*Short exercise*
Output the first line of the listing and each line after it, up to and including the line that contains "import plotly.graph_objects as go", exactly as written, minus the pictures.

━━━ Exercise inputs ━━━

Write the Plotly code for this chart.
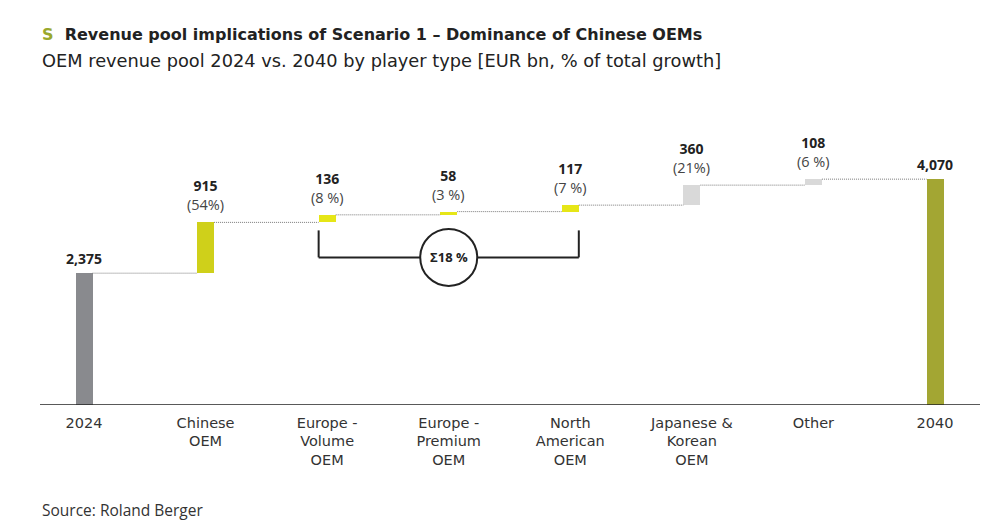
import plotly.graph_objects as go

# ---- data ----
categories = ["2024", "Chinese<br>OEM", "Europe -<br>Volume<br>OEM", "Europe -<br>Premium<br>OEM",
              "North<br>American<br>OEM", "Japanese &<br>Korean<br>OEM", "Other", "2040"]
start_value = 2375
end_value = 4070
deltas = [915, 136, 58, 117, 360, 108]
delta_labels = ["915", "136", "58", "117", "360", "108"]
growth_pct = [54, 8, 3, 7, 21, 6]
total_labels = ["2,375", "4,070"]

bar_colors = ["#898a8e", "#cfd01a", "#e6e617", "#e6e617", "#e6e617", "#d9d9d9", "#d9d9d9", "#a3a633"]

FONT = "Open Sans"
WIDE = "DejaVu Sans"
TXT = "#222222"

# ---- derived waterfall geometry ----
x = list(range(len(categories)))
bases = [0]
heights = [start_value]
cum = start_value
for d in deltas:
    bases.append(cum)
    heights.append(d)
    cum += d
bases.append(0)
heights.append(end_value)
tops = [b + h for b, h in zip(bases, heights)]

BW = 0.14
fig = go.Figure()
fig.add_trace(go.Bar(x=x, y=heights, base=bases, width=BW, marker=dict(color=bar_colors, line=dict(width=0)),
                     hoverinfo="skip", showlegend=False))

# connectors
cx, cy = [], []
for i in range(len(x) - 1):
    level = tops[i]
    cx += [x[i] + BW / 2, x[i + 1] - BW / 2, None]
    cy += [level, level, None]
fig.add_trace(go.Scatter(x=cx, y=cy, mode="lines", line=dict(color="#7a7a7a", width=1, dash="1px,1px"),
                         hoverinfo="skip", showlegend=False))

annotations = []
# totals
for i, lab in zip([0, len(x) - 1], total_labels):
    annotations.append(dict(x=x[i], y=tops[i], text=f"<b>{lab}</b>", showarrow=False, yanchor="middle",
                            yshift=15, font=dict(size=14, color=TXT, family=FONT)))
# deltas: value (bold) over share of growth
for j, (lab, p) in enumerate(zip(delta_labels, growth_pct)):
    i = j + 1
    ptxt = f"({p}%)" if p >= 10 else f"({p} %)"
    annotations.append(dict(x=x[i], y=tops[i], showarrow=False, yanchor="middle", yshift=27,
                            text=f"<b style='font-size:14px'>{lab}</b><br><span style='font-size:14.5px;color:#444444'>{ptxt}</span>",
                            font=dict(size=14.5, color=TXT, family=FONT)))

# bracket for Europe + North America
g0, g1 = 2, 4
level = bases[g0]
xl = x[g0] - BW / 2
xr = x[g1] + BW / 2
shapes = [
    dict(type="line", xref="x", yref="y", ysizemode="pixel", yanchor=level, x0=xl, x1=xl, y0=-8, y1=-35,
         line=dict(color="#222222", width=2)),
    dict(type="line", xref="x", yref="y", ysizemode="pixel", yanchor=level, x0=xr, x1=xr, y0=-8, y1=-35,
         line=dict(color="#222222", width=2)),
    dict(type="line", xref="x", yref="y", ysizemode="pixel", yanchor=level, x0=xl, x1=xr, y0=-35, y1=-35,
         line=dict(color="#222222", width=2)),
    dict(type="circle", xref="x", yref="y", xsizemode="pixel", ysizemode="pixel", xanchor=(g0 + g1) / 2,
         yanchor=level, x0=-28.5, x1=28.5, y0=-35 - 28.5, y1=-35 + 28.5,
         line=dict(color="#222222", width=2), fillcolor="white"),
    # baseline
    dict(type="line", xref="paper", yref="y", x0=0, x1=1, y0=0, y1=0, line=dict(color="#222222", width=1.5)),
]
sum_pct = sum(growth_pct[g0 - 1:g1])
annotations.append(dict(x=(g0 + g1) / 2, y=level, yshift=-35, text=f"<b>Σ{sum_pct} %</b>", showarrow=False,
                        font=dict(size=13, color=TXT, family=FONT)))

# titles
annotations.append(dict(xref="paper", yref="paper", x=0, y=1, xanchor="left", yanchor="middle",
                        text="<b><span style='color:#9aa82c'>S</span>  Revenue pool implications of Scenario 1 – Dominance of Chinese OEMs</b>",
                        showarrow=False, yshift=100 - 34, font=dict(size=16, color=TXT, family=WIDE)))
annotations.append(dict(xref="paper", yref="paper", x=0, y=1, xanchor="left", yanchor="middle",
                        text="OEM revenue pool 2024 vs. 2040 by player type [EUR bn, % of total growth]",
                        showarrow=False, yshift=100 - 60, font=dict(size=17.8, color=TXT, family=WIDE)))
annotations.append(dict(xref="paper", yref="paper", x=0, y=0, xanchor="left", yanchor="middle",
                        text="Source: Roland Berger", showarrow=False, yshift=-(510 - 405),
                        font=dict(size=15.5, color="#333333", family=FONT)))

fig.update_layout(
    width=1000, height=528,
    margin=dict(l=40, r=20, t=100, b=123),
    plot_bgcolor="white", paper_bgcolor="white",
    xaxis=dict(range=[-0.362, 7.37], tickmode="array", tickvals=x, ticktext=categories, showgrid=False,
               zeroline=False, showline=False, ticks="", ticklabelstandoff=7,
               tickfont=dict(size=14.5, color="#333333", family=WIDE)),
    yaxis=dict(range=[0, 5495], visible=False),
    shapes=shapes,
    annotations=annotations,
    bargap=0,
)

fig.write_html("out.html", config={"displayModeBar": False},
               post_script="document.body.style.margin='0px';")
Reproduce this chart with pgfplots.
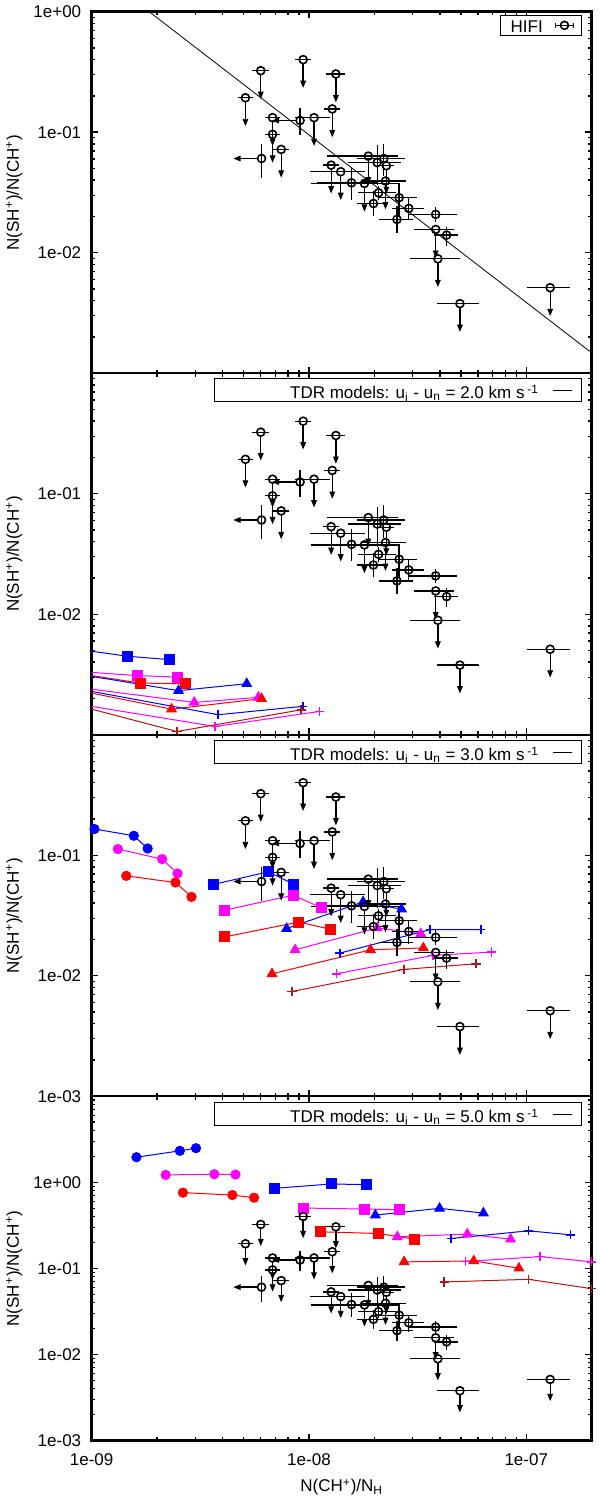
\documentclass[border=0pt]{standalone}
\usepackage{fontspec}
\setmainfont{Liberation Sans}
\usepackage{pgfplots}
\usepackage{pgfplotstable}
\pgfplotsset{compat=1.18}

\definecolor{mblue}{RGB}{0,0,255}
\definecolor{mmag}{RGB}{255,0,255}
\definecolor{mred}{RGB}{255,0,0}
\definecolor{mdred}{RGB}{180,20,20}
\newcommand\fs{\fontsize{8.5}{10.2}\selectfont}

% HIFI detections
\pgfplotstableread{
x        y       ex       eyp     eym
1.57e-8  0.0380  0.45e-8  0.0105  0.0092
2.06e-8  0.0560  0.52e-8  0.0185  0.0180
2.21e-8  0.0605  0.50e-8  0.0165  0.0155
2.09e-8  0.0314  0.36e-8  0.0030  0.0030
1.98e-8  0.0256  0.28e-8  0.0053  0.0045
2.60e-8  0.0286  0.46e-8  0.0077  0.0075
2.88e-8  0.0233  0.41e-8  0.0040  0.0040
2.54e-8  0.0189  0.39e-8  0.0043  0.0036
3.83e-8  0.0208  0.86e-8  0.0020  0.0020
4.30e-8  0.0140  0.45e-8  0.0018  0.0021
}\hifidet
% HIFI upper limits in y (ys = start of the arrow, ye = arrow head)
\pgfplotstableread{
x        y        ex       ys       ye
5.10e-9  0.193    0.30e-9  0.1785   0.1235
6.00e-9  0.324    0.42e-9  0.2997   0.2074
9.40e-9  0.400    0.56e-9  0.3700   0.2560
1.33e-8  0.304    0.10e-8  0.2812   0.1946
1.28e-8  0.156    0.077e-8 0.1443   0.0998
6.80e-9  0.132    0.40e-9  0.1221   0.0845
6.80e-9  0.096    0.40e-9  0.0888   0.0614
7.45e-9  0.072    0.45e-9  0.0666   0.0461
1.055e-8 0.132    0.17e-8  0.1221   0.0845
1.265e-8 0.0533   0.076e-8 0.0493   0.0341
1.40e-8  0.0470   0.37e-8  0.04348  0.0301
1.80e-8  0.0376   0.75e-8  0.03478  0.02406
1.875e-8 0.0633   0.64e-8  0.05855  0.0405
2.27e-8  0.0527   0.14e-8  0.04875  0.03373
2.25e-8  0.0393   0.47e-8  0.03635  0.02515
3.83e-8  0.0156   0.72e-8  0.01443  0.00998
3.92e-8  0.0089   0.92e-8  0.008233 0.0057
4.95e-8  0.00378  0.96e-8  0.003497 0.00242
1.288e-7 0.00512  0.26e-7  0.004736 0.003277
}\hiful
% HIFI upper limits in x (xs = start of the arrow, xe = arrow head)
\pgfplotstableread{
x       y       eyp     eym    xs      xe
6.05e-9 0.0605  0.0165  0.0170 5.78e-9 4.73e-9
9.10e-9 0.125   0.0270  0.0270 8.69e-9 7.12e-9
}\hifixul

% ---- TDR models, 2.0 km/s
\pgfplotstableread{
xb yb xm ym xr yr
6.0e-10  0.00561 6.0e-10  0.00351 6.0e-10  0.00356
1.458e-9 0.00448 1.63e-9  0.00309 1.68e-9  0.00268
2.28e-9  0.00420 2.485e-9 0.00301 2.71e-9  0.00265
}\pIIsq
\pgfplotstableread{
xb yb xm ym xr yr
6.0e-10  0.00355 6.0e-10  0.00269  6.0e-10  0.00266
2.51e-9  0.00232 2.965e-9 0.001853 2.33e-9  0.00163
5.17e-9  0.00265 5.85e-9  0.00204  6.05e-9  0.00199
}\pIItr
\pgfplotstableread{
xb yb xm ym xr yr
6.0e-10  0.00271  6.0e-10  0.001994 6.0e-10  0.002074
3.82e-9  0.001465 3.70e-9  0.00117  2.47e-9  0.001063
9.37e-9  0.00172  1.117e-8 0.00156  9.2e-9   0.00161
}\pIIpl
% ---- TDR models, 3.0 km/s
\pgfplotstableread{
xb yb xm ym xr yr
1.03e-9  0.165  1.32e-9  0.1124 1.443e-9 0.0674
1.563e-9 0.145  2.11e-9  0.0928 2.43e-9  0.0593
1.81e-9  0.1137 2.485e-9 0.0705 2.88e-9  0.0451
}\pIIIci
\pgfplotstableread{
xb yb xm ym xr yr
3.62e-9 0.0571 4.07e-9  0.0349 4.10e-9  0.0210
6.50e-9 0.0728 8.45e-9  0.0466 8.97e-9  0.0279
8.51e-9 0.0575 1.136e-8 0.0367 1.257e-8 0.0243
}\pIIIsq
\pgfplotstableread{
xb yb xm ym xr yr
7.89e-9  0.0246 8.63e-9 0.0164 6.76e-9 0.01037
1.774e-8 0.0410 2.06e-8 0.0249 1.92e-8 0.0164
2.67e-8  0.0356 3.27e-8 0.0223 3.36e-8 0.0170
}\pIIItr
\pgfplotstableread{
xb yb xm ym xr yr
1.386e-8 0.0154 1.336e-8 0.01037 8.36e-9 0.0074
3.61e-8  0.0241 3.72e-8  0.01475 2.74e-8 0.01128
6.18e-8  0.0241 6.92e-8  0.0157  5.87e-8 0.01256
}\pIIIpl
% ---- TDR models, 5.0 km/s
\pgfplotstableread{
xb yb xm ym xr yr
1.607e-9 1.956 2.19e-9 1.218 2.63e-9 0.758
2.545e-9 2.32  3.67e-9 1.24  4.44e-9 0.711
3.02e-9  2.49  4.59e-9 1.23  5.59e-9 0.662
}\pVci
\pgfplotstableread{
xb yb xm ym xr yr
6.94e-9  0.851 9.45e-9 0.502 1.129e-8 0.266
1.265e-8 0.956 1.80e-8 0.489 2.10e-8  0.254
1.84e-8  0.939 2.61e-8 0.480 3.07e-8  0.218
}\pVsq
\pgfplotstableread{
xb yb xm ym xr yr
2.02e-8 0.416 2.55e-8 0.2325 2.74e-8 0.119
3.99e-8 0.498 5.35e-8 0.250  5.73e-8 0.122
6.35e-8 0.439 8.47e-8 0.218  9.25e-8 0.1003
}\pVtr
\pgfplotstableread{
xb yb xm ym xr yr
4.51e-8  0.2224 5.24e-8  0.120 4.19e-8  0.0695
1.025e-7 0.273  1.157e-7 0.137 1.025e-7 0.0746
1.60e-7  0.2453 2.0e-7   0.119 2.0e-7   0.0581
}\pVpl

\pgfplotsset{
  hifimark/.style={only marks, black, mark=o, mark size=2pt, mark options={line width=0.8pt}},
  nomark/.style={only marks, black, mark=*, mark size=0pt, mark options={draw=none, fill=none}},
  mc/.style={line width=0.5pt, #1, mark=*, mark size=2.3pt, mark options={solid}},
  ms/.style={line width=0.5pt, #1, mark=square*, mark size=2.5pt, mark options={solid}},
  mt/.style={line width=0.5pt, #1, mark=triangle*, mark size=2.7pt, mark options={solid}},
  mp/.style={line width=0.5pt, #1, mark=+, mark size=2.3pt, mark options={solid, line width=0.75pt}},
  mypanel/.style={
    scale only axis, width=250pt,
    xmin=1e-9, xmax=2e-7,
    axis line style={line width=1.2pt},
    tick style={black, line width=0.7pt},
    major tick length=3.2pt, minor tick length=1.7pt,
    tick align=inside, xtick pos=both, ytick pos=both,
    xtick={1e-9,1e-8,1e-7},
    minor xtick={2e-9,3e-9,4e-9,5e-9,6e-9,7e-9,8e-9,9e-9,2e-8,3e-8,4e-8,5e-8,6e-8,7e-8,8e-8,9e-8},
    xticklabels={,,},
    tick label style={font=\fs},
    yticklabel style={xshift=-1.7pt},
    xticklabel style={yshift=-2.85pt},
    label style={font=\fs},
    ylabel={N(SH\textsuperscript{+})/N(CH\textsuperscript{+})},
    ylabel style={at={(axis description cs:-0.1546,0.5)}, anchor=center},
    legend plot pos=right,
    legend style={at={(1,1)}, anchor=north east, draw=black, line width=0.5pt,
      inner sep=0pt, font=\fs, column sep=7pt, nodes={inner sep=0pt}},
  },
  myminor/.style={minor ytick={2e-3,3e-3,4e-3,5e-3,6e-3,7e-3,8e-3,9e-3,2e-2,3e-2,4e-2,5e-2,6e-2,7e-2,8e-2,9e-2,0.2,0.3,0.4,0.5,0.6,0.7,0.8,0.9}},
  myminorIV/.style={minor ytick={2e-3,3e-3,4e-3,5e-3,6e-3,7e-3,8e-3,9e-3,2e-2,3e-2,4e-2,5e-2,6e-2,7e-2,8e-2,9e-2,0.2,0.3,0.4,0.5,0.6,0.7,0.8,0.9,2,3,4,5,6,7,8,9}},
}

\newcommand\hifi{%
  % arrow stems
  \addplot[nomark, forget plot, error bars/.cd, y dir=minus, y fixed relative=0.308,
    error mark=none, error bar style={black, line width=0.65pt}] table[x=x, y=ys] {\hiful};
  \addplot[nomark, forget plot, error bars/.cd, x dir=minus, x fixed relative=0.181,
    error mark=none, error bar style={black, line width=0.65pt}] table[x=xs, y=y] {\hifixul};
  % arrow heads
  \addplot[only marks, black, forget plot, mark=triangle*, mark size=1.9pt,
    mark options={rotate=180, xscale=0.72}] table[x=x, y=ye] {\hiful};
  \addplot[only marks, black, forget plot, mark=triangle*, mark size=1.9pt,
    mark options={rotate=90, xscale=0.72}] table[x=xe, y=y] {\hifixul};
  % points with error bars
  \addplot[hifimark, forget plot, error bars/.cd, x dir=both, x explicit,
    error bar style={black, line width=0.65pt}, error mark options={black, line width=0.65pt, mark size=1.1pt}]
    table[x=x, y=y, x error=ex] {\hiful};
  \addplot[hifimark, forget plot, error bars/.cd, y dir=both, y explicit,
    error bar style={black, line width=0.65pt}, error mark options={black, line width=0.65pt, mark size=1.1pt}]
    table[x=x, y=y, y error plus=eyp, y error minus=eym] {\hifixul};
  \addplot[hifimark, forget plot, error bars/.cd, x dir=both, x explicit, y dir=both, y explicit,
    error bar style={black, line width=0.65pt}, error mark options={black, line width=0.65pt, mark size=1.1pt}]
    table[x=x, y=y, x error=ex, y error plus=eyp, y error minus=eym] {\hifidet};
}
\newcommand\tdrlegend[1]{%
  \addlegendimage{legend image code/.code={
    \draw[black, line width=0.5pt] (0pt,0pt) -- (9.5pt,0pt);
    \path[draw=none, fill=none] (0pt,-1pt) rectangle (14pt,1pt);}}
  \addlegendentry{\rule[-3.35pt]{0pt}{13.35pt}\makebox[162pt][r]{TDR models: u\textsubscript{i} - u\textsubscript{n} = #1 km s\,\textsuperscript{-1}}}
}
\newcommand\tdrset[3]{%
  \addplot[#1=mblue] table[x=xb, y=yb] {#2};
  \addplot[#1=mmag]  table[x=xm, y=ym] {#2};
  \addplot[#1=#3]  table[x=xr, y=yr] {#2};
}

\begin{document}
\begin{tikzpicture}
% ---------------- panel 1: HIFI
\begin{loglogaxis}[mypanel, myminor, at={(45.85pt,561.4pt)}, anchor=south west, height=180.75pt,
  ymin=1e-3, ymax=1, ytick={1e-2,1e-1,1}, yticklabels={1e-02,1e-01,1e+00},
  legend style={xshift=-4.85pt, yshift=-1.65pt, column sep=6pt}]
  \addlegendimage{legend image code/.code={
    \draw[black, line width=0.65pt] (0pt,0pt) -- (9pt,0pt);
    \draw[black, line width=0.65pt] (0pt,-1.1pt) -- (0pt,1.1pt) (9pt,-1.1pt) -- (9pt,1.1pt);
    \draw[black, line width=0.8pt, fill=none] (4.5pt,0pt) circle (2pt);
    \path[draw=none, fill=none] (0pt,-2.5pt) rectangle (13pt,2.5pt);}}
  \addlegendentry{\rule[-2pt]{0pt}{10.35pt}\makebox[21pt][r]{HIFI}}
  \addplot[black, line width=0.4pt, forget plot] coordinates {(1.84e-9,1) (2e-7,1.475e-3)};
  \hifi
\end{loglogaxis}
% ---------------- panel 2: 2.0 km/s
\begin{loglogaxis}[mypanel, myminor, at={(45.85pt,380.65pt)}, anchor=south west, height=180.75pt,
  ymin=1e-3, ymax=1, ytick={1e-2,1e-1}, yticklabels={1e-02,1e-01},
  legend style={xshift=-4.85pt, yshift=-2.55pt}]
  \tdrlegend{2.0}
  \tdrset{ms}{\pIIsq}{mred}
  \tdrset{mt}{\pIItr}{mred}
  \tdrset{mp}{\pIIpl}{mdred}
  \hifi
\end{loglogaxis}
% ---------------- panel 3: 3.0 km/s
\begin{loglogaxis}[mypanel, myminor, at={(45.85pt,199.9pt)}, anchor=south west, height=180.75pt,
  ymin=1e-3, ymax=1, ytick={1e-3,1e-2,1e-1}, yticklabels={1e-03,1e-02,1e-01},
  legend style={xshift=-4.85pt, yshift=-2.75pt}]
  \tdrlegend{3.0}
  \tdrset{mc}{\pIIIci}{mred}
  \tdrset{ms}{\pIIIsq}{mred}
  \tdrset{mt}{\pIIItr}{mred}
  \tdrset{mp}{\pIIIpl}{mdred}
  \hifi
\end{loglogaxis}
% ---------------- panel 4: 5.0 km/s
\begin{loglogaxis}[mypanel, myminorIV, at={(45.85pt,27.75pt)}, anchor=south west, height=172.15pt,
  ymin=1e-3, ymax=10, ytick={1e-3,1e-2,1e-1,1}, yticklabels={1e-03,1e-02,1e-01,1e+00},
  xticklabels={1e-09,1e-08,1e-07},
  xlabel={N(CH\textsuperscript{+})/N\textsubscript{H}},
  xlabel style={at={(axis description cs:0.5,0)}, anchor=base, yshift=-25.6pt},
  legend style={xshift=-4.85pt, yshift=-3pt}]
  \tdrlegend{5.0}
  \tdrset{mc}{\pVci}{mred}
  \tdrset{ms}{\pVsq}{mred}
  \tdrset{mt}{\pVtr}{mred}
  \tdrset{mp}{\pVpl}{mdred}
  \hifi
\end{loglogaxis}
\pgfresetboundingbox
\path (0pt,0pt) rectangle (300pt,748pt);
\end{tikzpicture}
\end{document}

━━━

*Response to this exercise*
Write the Plotly code for this chart.
import plotly.graph_objects as go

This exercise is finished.